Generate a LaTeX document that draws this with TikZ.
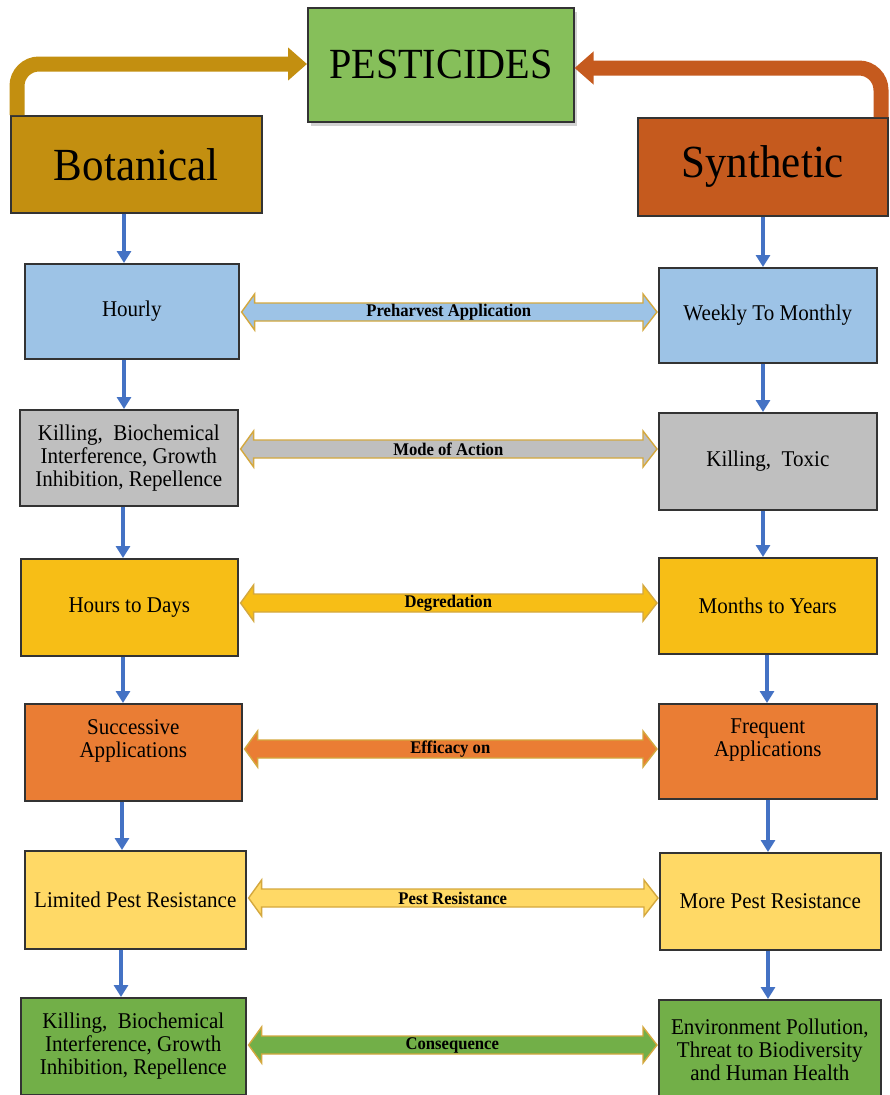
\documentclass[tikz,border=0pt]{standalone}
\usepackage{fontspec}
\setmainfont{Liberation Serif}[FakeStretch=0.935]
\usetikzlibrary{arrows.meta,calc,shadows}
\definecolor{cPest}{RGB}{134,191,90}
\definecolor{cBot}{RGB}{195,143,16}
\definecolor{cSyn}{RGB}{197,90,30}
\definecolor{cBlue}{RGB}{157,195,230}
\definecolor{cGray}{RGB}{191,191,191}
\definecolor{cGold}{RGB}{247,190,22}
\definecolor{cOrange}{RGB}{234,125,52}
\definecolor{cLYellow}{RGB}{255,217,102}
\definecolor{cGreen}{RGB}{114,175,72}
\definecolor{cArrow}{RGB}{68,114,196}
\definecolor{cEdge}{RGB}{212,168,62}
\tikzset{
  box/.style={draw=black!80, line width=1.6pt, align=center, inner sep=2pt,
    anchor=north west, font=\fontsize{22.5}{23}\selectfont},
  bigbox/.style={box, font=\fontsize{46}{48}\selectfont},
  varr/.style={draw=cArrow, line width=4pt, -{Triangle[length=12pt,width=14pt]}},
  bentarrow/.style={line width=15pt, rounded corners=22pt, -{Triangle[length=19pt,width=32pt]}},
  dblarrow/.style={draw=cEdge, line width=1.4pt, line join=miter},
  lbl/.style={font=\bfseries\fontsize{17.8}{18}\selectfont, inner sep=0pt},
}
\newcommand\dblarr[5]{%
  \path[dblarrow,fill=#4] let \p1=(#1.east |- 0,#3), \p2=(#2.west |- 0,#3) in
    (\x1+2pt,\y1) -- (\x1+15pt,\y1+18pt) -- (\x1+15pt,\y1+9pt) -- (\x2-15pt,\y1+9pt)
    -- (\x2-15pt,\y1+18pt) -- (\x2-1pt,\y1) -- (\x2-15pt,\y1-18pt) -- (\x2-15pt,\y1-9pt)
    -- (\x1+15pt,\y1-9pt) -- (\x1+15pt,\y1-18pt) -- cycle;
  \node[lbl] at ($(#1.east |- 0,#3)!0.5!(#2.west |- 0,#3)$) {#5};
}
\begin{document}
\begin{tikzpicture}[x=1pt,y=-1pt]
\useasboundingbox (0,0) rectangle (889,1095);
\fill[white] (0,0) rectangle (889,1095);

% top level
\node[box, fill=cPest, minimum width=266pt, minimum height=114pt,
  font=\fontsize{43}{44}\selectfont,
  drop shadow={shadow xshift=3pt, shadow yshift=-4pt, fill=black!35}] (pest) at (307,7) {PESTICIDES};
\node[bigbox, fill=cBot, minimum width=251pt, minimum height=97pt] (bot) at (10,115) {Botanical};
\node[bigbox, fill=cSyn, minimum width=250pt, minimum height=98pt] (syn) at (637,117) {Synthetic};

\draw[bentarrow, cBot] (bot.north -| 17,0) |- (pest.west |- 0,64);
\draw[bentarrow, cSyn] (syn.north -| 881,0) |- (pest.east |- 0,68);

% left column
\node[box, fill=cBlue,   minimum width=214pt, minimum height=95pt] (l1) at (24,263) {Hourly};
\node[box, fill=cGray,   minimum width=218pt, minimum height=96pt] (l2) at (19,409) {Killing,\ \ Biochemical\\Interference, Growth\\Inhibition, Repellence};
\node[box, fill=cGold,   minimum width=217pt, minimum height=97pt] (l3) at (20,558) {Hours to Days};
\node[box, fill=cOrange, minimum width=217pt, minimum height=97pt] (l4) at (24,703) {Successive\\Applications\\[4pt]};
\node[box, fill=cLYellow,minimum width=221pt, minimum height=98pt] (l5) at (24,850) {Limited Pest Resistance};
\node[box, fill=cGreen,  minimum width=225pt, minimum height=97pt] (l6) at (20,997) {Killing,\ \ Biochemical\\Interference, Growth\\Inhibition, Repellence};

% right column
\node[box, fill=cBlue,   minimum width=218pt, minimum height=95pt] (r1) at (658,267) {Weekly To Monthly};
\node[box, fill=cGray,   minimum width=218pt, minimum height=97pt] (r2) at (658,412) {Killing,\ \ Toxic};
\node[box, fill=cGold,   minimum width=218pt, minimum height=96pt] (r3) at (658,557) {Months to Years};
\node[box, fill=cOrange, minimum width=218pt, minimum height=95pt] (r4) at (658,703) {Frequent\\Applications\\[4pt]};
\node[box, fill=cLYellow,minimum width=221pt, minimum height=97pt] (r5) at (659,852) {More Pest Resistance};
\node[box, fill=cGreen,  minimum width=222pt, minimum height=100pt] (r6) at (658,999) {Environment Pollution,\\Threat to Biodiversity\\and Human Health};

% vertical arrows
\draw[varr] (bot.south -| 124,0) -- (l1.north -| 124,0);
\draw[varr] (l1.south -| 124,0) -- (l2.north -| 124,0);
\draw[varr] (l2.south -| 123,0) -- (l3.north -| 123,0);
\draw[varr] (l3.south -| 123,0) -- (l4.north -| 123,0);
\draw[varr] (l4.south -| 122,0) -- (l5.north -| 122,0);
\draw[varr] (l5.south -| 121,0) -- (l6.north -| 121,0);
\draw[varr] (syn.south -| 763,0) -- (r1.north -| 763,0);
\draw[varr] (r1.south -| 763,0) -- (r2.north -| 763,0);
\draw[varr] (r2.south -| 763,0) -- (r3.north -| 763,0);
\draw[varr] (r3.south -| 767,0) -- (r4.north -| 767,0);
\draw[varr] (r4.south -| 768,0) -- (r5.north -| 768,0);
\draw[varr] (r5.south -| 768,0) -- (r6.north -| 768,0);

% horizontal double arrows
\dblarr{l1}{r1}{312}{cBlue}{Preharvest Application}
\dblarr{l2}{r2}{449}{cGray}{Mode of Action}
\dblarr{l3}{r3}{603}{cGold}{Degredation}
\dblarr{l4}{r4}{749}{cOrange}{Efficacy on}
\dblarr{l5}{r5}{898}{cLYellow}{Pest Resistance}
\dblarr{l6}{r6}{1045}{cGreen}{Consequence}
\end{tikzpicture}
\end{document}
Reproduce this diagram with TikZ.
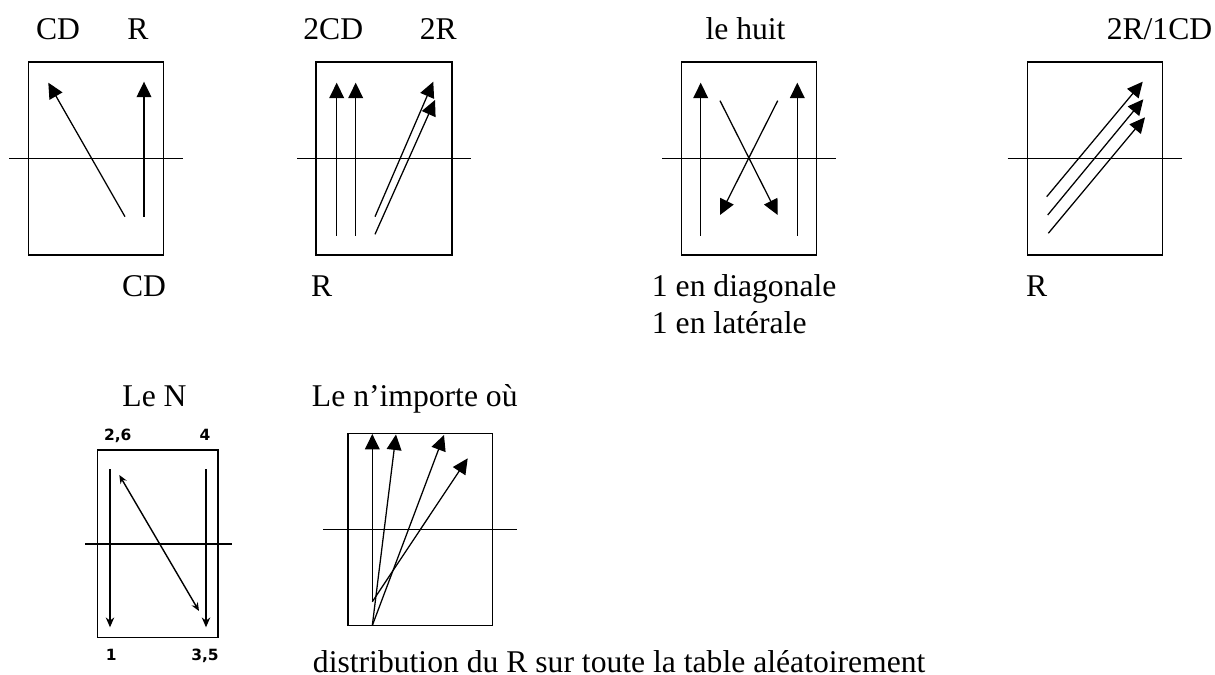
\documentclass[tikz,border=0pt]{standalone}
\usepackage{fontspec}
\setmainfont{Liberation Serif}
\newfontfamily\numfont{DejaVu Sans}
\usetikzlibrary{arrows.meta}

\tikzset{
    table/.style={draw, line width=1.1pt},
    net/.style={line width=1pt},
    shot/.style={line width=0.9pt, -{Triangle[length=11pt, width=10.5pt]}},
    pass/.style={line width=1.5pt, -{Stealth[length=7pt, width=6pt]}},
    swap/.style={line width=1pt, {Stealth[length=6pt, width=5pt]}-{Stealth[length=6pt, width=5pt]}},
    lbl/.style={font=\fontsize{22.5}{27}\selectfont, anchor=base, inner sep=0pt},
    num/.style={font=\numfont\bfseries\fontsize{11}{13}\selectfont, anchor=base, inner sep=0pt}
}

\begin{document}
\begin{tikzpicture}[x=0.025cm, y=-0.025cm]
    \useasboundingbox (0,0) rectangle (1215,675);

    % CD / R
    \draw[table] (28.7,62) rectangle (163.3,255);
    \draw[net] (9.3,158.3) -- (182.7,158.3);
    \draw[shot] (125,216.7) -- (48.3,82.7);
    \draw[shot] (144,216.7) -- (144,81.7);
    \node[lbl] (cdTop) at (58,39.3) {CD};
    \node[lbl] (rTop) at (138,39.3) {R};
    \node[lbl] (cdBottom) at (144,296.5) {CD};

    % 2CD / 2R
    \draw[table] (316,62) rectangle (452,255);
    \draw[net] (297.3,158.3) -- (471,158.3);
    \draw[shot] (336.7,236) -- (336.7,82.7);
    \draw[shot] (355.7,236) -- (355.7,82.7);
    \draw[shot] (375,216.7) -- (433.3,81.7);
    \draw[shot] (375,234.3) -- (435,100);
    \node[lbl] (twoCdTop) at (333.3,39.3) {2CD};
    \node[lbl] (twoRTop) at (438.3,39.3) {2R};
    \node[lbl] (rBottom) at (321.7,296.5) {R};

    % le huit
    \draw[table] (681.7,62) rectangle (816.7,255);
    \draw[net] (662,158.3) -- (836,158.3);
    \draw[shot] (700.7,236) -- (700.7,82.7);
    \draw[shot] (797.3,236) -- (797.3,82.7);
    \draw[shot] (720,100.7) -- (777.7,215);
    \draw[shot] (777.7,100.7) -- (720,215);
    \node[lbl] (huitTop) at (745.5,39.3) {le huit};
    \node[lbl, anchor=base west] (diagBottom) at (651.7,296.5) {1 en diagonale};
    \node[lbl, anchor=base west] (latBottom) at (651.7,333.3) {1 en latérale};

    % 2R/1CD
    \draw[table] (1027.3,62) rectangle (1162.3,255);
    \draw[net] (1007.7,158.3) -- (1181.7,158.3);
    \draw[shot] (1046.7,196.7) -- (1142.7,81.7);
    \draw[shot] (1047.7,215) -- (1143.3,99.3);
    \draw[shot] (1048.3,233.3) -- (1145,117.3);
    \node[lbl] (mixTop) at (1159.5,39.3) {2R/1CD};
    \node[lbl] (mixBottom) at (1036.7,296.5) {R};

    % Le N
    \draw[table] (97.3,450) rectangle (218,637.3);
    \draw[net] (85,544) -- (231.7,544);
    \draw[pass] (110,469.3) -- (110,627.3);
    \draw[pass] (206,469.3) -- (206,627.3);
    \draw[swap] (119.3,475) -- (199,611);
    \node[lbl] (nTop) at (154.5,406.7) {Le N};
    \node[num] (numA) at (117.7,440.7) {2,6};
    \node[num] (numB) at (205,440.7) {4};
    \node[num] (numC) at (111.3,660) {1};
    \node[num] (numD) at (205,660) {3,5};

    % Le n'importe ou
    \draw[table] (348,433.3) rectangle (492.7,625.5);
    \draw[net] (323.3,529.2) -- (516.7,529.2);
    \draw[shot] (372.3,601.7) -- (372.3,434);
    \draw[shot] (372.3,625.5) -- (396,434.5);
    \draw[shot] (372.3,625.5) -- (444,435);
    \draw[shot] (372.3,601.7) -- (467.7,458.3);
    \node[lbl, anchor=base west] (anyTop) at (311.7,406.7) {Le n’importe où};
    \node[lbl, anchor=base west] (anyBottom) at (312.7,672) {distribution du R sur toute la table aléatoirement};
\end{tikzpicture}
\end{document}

■ ■ ■ ■

» THE REQUEST:
Beginning at the line above that contains "Reproduce this diagram with TikZ.", repeat each line exactly through the one that contains "(0,0) rectangle (1215,675);", and leave out the pictures.

» TASK OUTPUT:
Reproduce this diagram with TikZ.
\documentclass[tikz,border=0pt]{standalone}
\usepackage{fontspec}
\setmainfont{Liberation Serif}
\newfontfamily\numfont{DejaVu Sans}
\usetikzlibrary{arrows.meta}

\tikzset{
    table/.style={draw, line width=1.1pt},
    net/.style={line width=1pt},
    shot/.style={line width=0.9pt, -{Triangle[length=11pt, width=10.5pt]}},
    pass/.style={line width=1.5pt, -{Stealth[length=7pt, width=6pt]}},
    swap/.style={line width=1pt, {Stealth[length=6pt, width=5pt]}-{Stealth[length=6pt, width=5pt]}},
    lbl/.style={font=\fontsize{22.5}{27}\selectfont, anchor=base, inner sep=0pt},
    num/.style={font=\numfont\bfseries\fontsize{11}{13}\selectfont, anchor=base, inner sep=0pt}
}

\begin{document}
\begin{tikzpicture}[x=0.025cm, y=-0.025cm]
    \useasboundingbox (0,0) rectangle (1215,675);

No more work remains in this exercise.